Shadow Wars is the fourth and final act of Middle-earth: Shadow of War, but it isn’t particularly essential playing. Following the events of the main campaign, Talion is, quite preposterously, wearing Isildur’s ring which gifts him the power to raise the dead. After a betrayal from Celebrimbor, it’s down to the gruff ranger to keep the tides of Mordor at bay until Frodo gets enough of a wiggle on to chuck his ring in some fire.

This essentially boils down to successive defenses of the fortresses you’ve won over the course of the main game. The process is split into stages that start off simple and easy enough; defending the first few fortresses is a walk in the park if you’ve invested enough time in levelling up Talion beforehand and hoovered up some of the orcs across the game’s many regions.

But then the grind kicks in, a grind which never really feels worth it.
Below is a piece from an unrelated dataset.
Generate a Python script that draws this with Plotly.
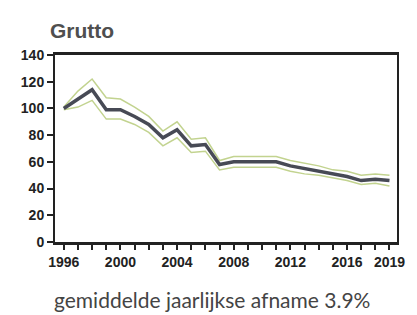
import plotly.graph_objects as go

years = list(range(1996, 2020))
index_vals = [100, 107, 114, 99, 99, 94, 88, 78, 84, 72, 73, 58, 60, 60, 60, 60, 57, 55, 53, 51, 49, 46, 47, 46]
upper_vals = [101, 113, 122, 108, 107, 101, 94, 83, 90, 77, 78, 61, 64, 64, 64, 64, 61, 59, 57, 54, 53, 50, 51, 50]
lower_vals = [99, 101, 106, 92, 92, 88, 82, 72, 78, 67, 68, 54, 56, 56, 56, 56, 53, 51, 50, 48, 46, 43, 44, 42]
labelled_years = [1996, 2000, 2004, 2008, 2012, 2016, 2019]
y_ticks = [0, 20, 40, 60, 80, 100, 120, 140]

title_text = "Grutto"
footer_text = "gemiddelde jaarlijkse afname 3.9%"

band_color = "#c2d38f"
line_color = "#474a55"

fig = go.Figure()
fig.add_trace(go.Scatter(x=years, y=upper_vals, mode="lines",
                         line=dict(color=band_color, width=1.5), hoverinfo="skip"))
fig.add_trace(go.Scatter(x=years, y=lower_vals, mode="lines",
                         line=dict(color=band_color, width=1.5), hoverinfo="skip"))
fig.add_trace(go.Scatter(x=years, y=index_vals, mode="lines",
                         line=dict(color=line_color, width=3.5)))

ticktext = [str(y) if y in labelled_years else "" for y in years]

fig.update_layout(
    width=417, height=315,
    margin=dict(l=55, r=13, t=55, b=73),
    paper_bgcolor="white", plot_bgcolor="white",
    showlegend=False,
    font=dict(family="Liberation Sans", color="#222222"),
    xaxis=dict(range=[1995.38, 2019.53], tickvals=years, ticktext=ticktext,
               ticks="outside", ticklen=5, tickwidth=1.5, tickcolor="#222",
               showgrid=False, zeroline=False,
               showline=True, linecolor="#222", linewidth=2.5, mirror=True,
               tickfont=dict(size=14, weight="bold", color="#222")),
    yaxis=dict(range=[0, 140], tickvals=y_ticks,
               ticks="outside", ticklen=6, tickwidth=1.5, tickcolor="#222",
               showgrid=False, zeroline=False,
               showline=True, linecolor="#222", linewidth=2, mirror=True,
               tickfont=dict(size=14, weight="bold", color="#222")),
    annotations=[
        dict(text=title_text, xref="paper", yref="paper", x=-0.02, y=1.0,
             yshift=11, xanchor="left", yanchor="bottom", showarrow=False,
             font=dict(size=21, weight="bold", color="#4f4f4f", family="Liberation Sans")),
        dict(text=footer_text, xref="paper", yref="paper", x=0.46, y=0,
             yshift=-43, xanchor="center", yanchor="top", showarrow=False,
             font=dict(size=21, color="#444444", family="Lato")),
    ],
)

fig.write_html("out.html", config={"displayModeBar": False},
               post_script="document.body.style.margin='0';")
Before long, you’re regularly flitting back and forth between fortresses and tweaking your orc line-up for maximum effect while also trying not to get too bogged down by the game’s unintuitive menus. It feels like a job, as if someone’s sat you down in a cubicle with reams of random papers and asked you to organise everything for a boost in orc synergy, or something nonsensical like that.

Shadow of War PS4

It would help if there was anything to latch onto with Shadow Wars, but it just feels like it’s been bolted on at the last second, not too dissimilarly to Mankind Divided’s controversial Breach mode, which also came specifically engineered to push people towards microtransactions. Talion becomes even more one-note than before, simply grunting when Dominating and not saying anything at all. There’s no rousing speeches after each battle or even a monologue to reflect how he’s feeling. It’s just all so empty.

Which is why I had to walk away from it after the eighth stage. I was hellbent on getting the extra trophy, but after struggling with how hectic and difficult to follow the battles had become and just generally not enjoying the job of micro-managing orcs, the final straw came when I lost the fortress after I failed to press the right QTE prompt at the hands of a caragor. I’m glad I didn’t power through, because the “reward” of the bonus ending turned out to be simply not worth the effort, which I found out when I wandered over to YouTube in a huff.

A three-minute sequence of extreme (non-canon) lore-bending that sees Talion finally succumbing to the Nazgul and joining their ranks, the revelation that he was definitively killed at the end of Return of the King, and then him walking into the light. No reunion with his family or even last words, just a leisurely stroll with a sad song you’d hear in a coffee shop playing in the background. That’s all there is.

While it’s appreciated that Monolith added hours upon hours of extra content for dedicated players, its execution and the way it’s set up to make microtransactions seem gradually more attractive is not. When your only prize for perseverance is an ending that’s the Middle-earth equivalent of choosing different colours in space, something’s not quite right.